* _GOAL_
Output the full listing below exactly as it reads, and skip anything that is a picture.

* _INFORMATION PROVIDED_
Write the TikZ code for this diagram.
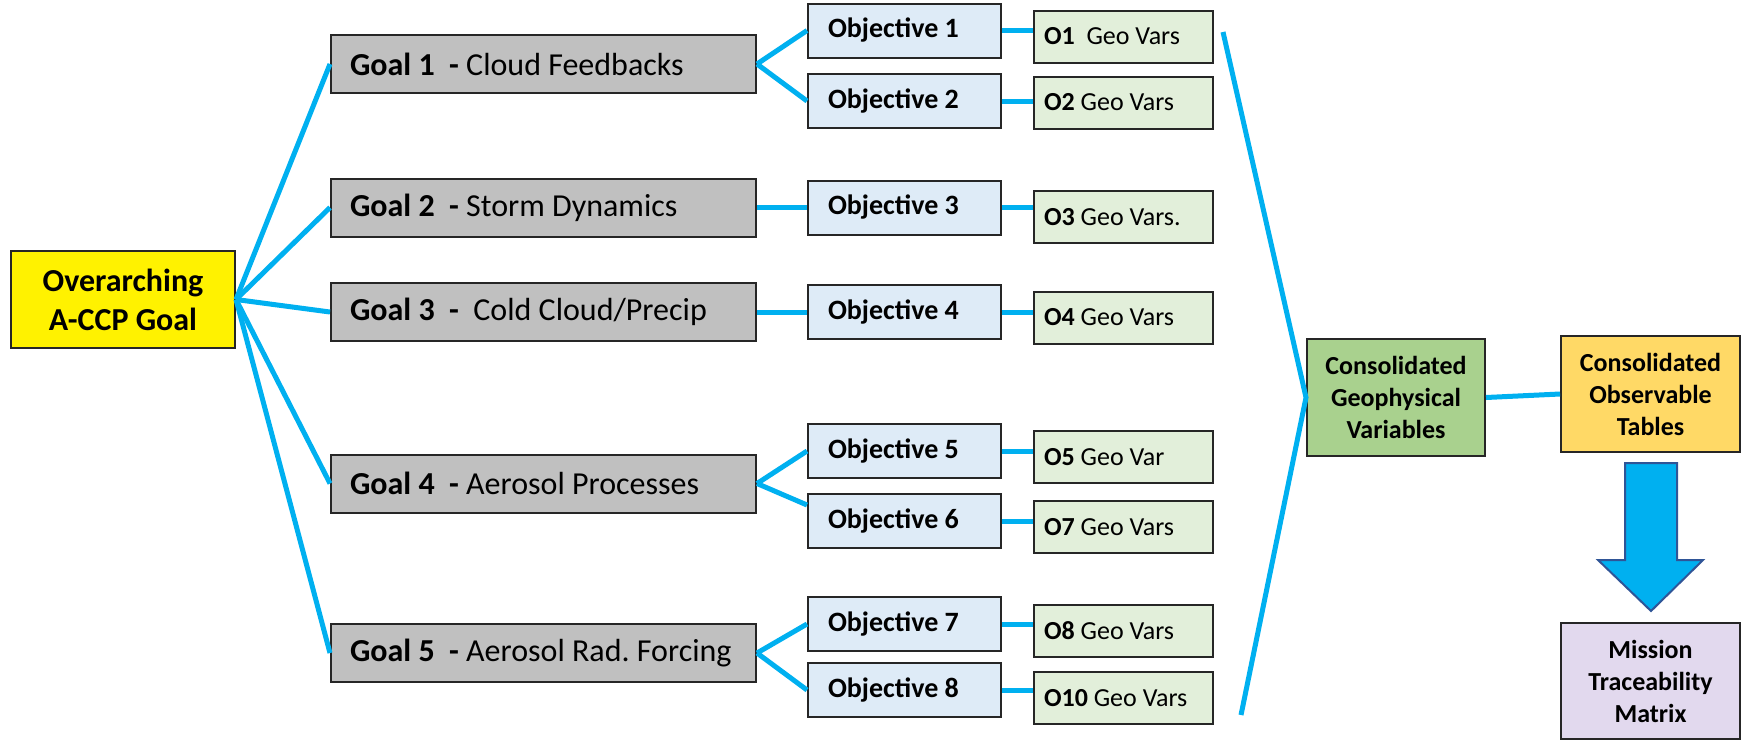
\documentclass[tikz,border=0pt]{standalone}
\usepackage{fontspec}
\setmainfont{Carlito}
\usepackage{tikz}

\definecolor{linkblue}{HTML}{00B0F0}
\definecolor{goalgray}{HTML}{C0C0C0}
\definecolor{objblue}{HTML}{DEEBF7}
\definecolor{vargreen}{HTML}{E2EFDA}
\definecolor{cgvgreen}{HTML}{A9D18E}
\definecolor{cotorange}{HTML}{FFD966}
\definecolor{mtmpurple}{HTML}{E2D9EE}
\definecolor{arrowedge}{HTML}{2F5597}

\begin{document}
\frenchspacing
\begin{tikzpicture}[x=0.5pt,y=-0.5pt]
    \tikzstyle{every node}=[rectangle,draw=black!85,line width=1pt,
      execute at begin node={\spaceskip=0pt\xspaceskip=0pt}]
    \tikzstyle{goal}=[fill=goalgray,minimum height=29pt,inner xsep=9.5pt,
      text width=193.5pt,align=left,font=\fontsize{16}{19}\selectfont]
    \tikzstyle{objective}=[fill=objblue,minimum height=27pt,inner xsep=10pt,
      text width=76.5pt,align=left,font=\fontsize{14}{17}\selectfont\bfseries]
    \tikzstyle{geovar}=[fill=vargreen,minimum height=26pt,inner xsep=5pt,
      text width=79.5pt,align=left,font=\fontsize{13}{16}\selectfont]
    \tikzstyle{summary}=[minimum width=89.5pt,minimum height=58pt,align=center,
      font=\fontsize{13}{16}\selectfont\bfseries]
    \tikzstyle{link}=[draw=linkblue,line width=2.5pt]
    \useasboundingbox (0,0) rectangle (1743,740);

    % overarching goal
    \node[fill=yellow,minimum width=112pt,minimum height=48.5pt,align=center,
      font=\fontsize{16}{19.5}\selectfont\bfseries] (over) at (123,299.5)
      {Overarching\\A-CCP Goal};

    % goals
    \node[goal] (g1) at (543.5,64) {\textbf{Goal 1}~~\textbf{-} Cloud Feedbacks};
    \node[goal] (g2) at (543.5,207.5) {\textbf{Goal 2}~~\textbf{-} Storm Dynamics};
    \node[goal] (g3) at (543.5,312) {\textbf{Goal 3}~~\textbf{-}~~Cold Cloud/Precip};
    \node[goal] (g4) at (543.5,483.5) {\textbf{Goal 4}~~\textbf{-} Aerosol Processes};
    \node[goal] (g5) at (543.5,653) {\textbf{Goal 5}~~\textbf{-} Aerosol Rad. Forcing};

    % objectives
    \node[objective] (ob1) at (904.5,30.5) {Objective 1};
    \node[objective] (ob2) at (904.5,101) {Objective 2};
    \node[objective] (ob3) at (904.5,207.5) {Objective 3};
    \node[objective] (ob4) at (904.5,312) {Objective 4};
    \node[objective] (ob5) at (904.5,451) {Objective 5};
    \node[objective] (ob6) at (904.5,521) {Objective 6};
    \node[objective] (ob7) at (904.5,624) {Objective 7};
    \node[objective] (ob8) at (904.5,690) {Objective 8};

    % geophysical variables per objective
    \node[geovar] (v1) at (1123.5,36.5) {\textbf{O1}~~Geo Vars};
    \node[geovar] (v2) at (1123.5,102.5) {\textbf{O2} Geo Vars};
    \node[geovar] (v3) at (1123.5,217) {\textbf{O3} Geo Vars.};
    \node[geovar] (v4) at (1123.5,317.5) {\textbf{O4} Geo Vars};
    \node[geovar] (v5) at (1123.5,457) {\textbf{O5} Geo Var};
    \node[geovar] (v7) at (1123.5,527) {\textbf{O7} Geo Vars};
    \node[geovar] (v8) at (1123.5,630.5) {\textbf{O8} Geo Vars};
    \node[geovar] (v10) at (1123.5,698) {\textbf{O10} Geo Vars};

    % consolidation
    \node[summary,fill=cgvgreen,minimum width=89pt,minimum height=58.5pt] (cgv) at (1396,397.5)
      {Consolidated\\Geophysical\\Variables};
    \node[summary,fill=cotorange] (cot) at (1650.5,394)
      {Consolidated\\Observable\\Tables};
    \node[summary,fill=mtmpurple] (mtm) at (1650.5,681)
      {Mission\\Traceability\\Matrix};
    \coordinate (ctop) at (1223,32);
    \coordinate (cbot) at (1241,715);

    \draw[link] (over.east) -- (g1.west);
    \draw[link] (over.east) -- (g2.west);
    \draw[link] (over.east) -- (g3.west);
    \draw[link] (over.east) -- (g4.west);
    \draw[link] (over.east) -- (g5.west);

    \draw[link] (g1.east) -- (ob1.west);
    \draw[link] (g1.east) -- (ob2.west);
    \draw[link] (g2.east) -- (ob3.west);
    \draw[link] (g3.east) -- (ob4.west);
    \draw[link] (g4.east) -- (ob5.west);
    \draw[link] (g4.east) -- ([yshift=8pt]ob6.west);
    \draw[link] (g5.east) -- (ob7.west);
    \draw[link] (g5.east) -- (ob8.west);

    \draw[link] (ob1.east) -- (ob1.east -| v1.west);
    \draw[link] (ob2.east) -- (ob2.east -| v2.west);
    \draw[link] (ob3.east) -- (ob3.east -| v3.west);
    \draw[link] (ob4.east) -- (ob4.east -| v4.west);
    \draw[link] (ob5.east) -- (ob5.east -| v5.west);
    \draw[link] (ob6.east) -- (ob6.east -| v7.west);
    \draw[link] (ob7.east) -- (ob7.east -| v8.west);
    \draw[link] (ob8.east) -- (ob8.east -| v10.west);

    \draw[link] (ctop) -- (cgv.west) -- (cbot);
    \draw[link] (cgv.east) -- (cot.west);

    % block arrow down to the matrix
    \filldraw[fill=linkblue,draw=arrowedge,line width=1pt]
      (1625,463) -- (1677,463) -- (1677,560) -- (1703,560) -- (1651,611)
      -- (1598,560) -- (1625,560) -- cycle;
\end{tikzpicture}
\end{document}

* _TASK SOLUTION_
Write the TikZ code for this diagram.
\documentclass[tikz,border=0pt]{standalone}
\usepackage{fontspec}
\setmainfont{Carlito}
\usepackage{tikz}

\definecolor{linkblue}{HTML}{00B0F0}
\definecolor{goalgray}{HTML}{C0C0C0}
\definecolor{objblue}{HTML}{DEEBF7}
\definecolor{vargreen}{HTML}{E2EFDA}
\definecolor{cgvgreen}{HTML}{A9D18E}
\definecolor{cotorange}{HTML}{FFD966}
\definecolor{mtmpurple}{HTML}{E2D9EE}
\definecolor{arrowedge}{HTML}{2F5597}

\begin{document}
\frenchspacing
\begin{tikzpicture}[x=0.5pt,y=-0.5pt]
    \tikzstyle{every node}=[rectangle,draw=black!85,line width=1pt,
      execute at begin node={\spaceskip=0pt\xspaceskip=0pt}]
    \tikzstyle{goal}=[fill=goalgray,minimum height=29pt,inner xsep=9.5pt,
      text width=193.5pt,align=left,font=\fontsize{16}{19}\selectfont]
    \tikzstyle{objective}=[fill=objblue,minimum height=27pt,inner xsep=10pt,
      text width=76.5pt,align=left,font=\fontsize{14}{17}\selectfont\bfseries]
    \tikzstyle{geovar}=[fill=vargreen,minimum height=26pt,inner xsep=5pt,
      text width=79.5pt,align=left,font=\fontsize{13}{16}\selectfont]
    \tikzstyle{summary}=[minimum width=89.5pt,minimum height=58pt,align=center,
      font=\fontsize{13}{16}\selectfont\bfseries]
    \tikzstyle{link}=[draw=linkblue,line width=2.5pt]
    \useasboundingbox (0,0) rectangle (1743,740);

    % overarching goal
    \node[fill=yellow,minimum width=112pt,minimum height=48.5pt,align=center,
      font=\fontsize{16}{19.5}\selectfont\bfseries] (over) at (123,299.5)
      {Overarching\\A-CCP Goal};

    % goals
    \node[goal] (g1) at (543.5,64) {\textbf{Goal 1}~~\textbf{-} Cloud Feedbacks};
    \node[goal] (g2) at (543.5,207.5) {\textbf{Goal 2}~~\textbf{-} Storm Dynamics};
    \node[goal] (g3) at (543.5,312) {\textbf{Goal 3}~~\textbf{-}~~Cold Cloud/Precip};
    \node[goal] (g4) at (543.5,483.5) {\textbf{Goal 4}~~\textbf{-} Aerosol Processes};
    \node[goal] (g5) at (543.5,653) {\textbf{Goal 5}~~\textbf{-} Aerosol Rad. Forcing};

    % objectives
    \node[objective] (ob1) at (904.5,30.5) {Objective 1};
    \node[objective] (ob2) at (904.5,101) {Objective 2};
    \node[objective] (ob3) at (904.5,207.5) {Objective 3};
    \node[objective] (ob4) at (904.5,312) {Objective 4};
    \node[objective] (ob5) at (904.5,451) {Objective 5};
    \node[objective] (ob6) at (904.5,521) {Objective 6};
    \node[objective] (ob7) at (904.5,624) {Objective 7};
    \node[objective] (ob8) at (904.5,690) {Objective 8};

    % geophysical variables per objective
    \node[geovar] (v1) at (1123.5,36.5) {\textbf{O1}~~Geo Vars};
    \node[geovar] (v2) at (1123.5,102.5) {\textbf{O2} Geo Vars};
    \node[geovar] (v3) at (1123.5,217) {\textbf{O3} Geo Vars.};
    \node[geovar] (v4) at (1123.5,317.5) {\textbf{O4} Geo Vars};
    \node[geovar] (v5) at (1123.5,457) {\textbf{O5} Geo Var};
    \node[geovar] (v7) at (1123.5,527) {\textbf{O7} Geo Vars};
    \node[geovar] (v8) at (1123.5,630.5) {\textbf{O8} Geo Vars};
    \node[geovar] (v10) at (1123.5,698) {\textbf{O10} Geo Vars};

    % consolidation
    \node[summary,fill=cgvgreen,minimum width=89pt,minimum height=58.5pt] (cgv) at (1396,397.5)
      {Consolidated\\Geophysical\\Variables};
    \node[summary,fill=cotorange] (cot) at (1650.5,394)
      {Consolidated\\Observable\\Tables};
    \node[summary,fill=mtmpurple] (mtm) at (1650.5,681)
      {Mission\\Traceability\\Matrix};
    \coordinate (ctop) at (1223,32);
    \coordinate (cbot) at (1241,715);

    \draw[link] (over.east) -- (g1.west);
    \draw[link] (over.east) -- (g2.west);
    \draw[link] (over.east) -- (g3.west);
    \draw[link] (over.east) -- (g4.west);
    \draw[link] (over.east) -- (g5.west);

    \draw[link] (g1.east) -- (ob1.west);
    \draw[link] (g1.east) -- (ob2.west);
    \draw[link] (g2.east) -- (ob3.west);
    \draw[link] (g3.east) -- (ob4.west);
    \draw[link] (g4.east) -- (ob5.west);
    \draw[link] (g4.east) -- ([yshift=8pt]ob6.west);
    \draw[link] (g5.east) -- (ob7.west);
    \draw[link] (g5.east) -- (ob8.west);

    \draw[link] (ob1.east) -- (ob1.east -| v1.west);
    \draw[link] (ob2.east) -- (ob2.east -| v2.west);
    \draw[link] (ob3.east) -- (ob3.east -| v3.west);
    \draw[link] (ob4.east) -- (ob4.east -| v4.west);
    \draw[link] (ob5.east) -- (ob5.east -| v5.west);
    \draw[link] (ob6.east) -- (ob6.east -| v7.west);
    \draw[link] (ob7.east) -- (ob7.east -| v8.west);
    \draw[link] (ob8.east) -- (ob8.east -| v10.west);

    \draw[link] (ctop) -- (cgv.west) -- (cbot);
    \draw[link] (cgv.east) -- (cot.west);

    % block arrow down to the matrix
    \filldraw[fill=linkblue,draw=arrowedge,line width=1pt]
      (1625,463) -- (1677,463) -- (1677,560) -- (1703,560) -- (1651,611)
      -- (1598,560) -- (1625,560) -- cycle;
\end{tikzpicture}
\end{document}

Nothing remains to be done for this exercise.